EXERCISE TASK
Your job is to retype all of the data word for word, leaving every image out.

DATA SHOWN
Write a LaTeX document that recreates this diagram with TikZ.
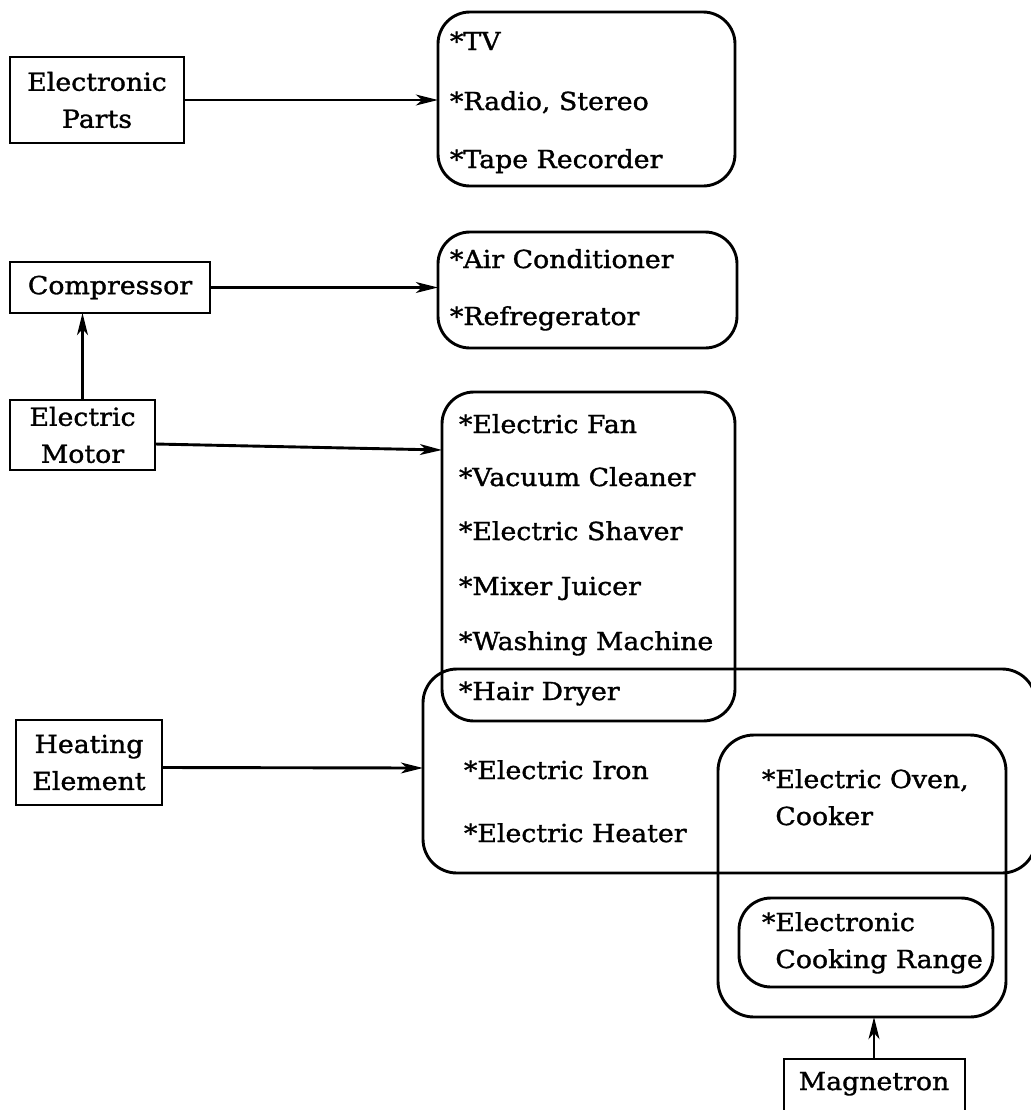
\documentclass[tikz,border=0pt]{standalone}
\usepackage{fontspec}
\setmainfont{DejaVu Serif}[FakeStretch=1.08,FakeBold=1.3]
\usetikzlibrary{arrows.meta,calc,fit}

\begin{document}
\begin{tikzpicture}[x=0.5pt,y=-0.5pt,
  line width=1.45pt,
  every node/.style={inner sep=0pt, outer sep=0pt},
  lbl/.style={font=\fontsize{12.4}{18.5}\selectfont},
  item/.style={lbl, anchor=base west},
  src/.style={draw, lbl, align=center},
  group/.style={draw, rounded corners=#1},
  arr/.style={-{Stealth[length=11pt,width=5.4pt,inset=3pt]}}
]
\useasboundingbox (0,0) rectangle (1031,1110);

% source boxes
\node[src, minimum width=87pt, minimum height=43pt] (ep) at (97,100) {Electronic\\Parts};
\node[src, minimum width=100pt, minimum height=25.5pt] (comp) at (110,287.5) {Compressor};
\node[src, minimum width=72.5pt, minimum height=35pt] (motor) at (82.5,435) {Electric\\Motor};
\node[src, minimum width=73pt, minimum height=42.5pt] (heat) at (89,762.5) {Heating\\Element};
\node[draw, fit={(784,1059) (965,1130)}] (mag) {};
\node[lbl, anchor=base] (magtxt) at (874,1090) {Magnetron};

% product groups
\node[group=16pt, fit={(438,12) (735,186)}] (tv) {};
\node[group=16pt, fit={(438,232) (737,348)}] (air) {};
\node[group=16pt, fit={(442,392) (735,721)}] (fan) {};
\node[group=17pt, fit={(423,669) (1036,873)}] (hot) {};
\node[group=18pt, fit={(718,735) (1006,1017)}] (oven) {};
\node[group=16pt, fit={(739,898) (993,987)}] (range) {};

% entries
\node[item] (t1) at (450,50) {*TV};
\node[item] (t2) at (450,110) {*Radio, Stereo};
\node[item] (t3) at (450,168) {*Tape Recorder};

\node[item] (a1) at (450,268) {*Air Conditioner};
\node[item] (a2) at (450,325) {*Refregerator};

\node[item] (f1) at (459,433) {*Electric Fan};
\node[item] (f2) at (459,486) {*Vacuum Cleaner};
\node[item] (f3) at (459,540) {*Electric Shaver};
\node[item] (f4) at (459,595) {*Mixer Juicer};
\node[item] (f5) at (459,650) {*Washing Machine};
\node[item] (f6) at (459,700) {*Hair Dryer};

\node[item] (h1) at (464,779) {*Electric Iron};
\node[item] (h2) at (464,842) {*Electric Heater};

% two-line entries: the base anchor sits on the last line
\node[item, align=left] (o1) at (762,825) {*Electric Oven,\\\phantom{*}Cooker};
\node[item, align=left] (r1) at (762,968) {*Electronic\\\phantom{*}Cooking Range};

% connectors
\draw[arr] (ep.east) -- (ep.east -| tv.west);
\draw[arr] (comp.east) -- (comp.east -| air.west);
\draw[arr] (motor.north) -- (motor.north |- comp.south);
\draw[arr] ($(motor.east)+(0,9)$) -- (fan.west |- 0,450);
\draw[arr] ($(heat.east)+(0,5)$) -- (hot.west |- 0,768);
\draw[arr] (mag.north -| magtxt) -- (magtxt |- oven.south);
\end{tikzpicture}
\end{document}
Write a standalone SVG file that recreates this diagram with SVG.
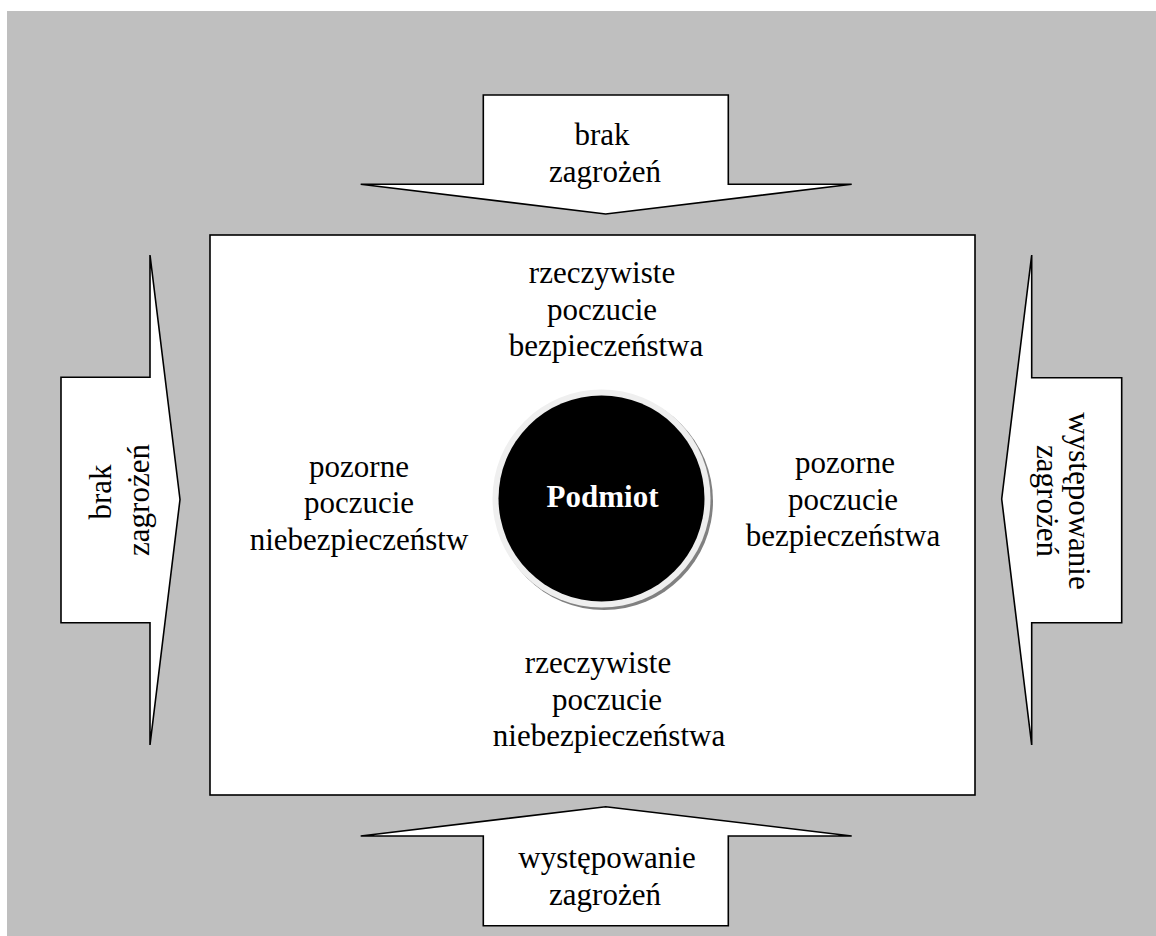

THE SOLUTION
Write a LaTeX document that recreates this diagram with TikZ.
\documentclass[tikz,border=0pt]{standalone}
\usepackage{fontspec}
\setmainfont{DejaVu Serif}[FakeStretch=1.08,FakeBold=1.3]
\usetikzlibrary{arrows.meta,calc,fit}

\begin{document}
\begin{tikzpicture}[x=0.5pt,y=-0.5pt,
  line width=1.45pt,
  every node/.style={inner sep=0pt, outer sep=0pt},
  lbl/.style={font=\fontsize{12.4}{18.5}\selectfont},
  item/.style={lbl, anchor=base west},
  src/.style={draw, lbl, align=center},
  group/.style={draw, rounded corners=#1},
  arr/.style={-{Stealth[length=11pt,width=5.4pt,inset=3pt]}}
]
\useasboundingbox (0,0) rectangle (1031,1110);

% source boxes
\node[src, minimum width=87pt, minimum height=43pt] (ep) at (97,100) {Electronic\\Parts};
\node[src, minimum width=100pt, minimum height=25.5pt] (comp) at (110,287.5) {Compressor};
\node[src, minimum width=72.5pt, minimum height=35pt] (motor) at (82.5,435) {Electric\\Motor};
\node[src, minimum width=73pt, minimum height=42.5pt] (heat) at (89,762.5) {Heating\\Element};
\node[draw, fit={(784,1059) (965,1130)}] (mag) {};
\node[lbl, anchor=base] (magtxt) at (874,1090) {Magnetron};

% product groups
\node[group=16pt, fit={(438,12) (735,186)}] (tv) {};
\node[group=16pt, fit={(438,232) (737,348)}] (air) {};
\node[group=16pt, fit={(442,392) (735,721)}] (fan) {};
\node[group=17pt, fit={(423,669) (1036,873)}] (hot) {};
\node[group=18pt, fit={(718,735) (1006,1017)}] (oven) {};
\node[group=16pt, fit={(739,898) (993,987)}] (range) {};

% entries
\node[item] (t1) at (450,50) {*TV};
\node[item] (t2) at (450,110) {*Radio, Stereo};
\node[item] (t3) at (450,168) {*Tape Recorder};

\node[item] (a1) at (450,268) {*Air Conditioner};
\node[item] (a2) at (450,325) {*Refregerator};

\node[item] (f1) at (459,433) {*Electric Fan};
\node[item] (f2) at (459,486) {*Vacuum Cleaner};
\node[item] (f3) at (459,540) {*Electric Shaver};
\node[item] (f4) at (459,595) {*Mixer Juicer};
\node[item] (f5) at (459,650) {*Washing Machine};
\node[item] (f6) at (459,700) {*Hair Dryer};

\node[item] (h1) at (464,779) {*Electric Iron};
\node[item] (h2) at (464,842) {*Electric Heater};

% two-line entries: the base anchor sits on the last line
\node[item, align=left] (o1) at (762,825) {*Electric Oven,\\\phantom{*}Cooker};
\node[item, align=left] (r1) at (762,968) {*Electronic\\\phantom{*}Cooking Range};

% connectors
\draw[arr] (ep.east) -- (ep.east -| tv.west);
\draw[arr] (comp.east) -- (comp.east -| air.west);
\draw[arr] (motor.north) -- (motor.north |- comp.south);
\draw[arr] ($(motor.east)+(0,9)$) -- (fan.west |- 0,450);
\draw[arr] ($(heat.east)+(0,5)$) -- (hot.west |- 0,768);
\draw[arr] (mag.north -| magtxt) -- (magtxt |- oven.south);
\end{tikzpicture}
\end{document}
Write a standalone SVG file that recreates this diagram with SVG.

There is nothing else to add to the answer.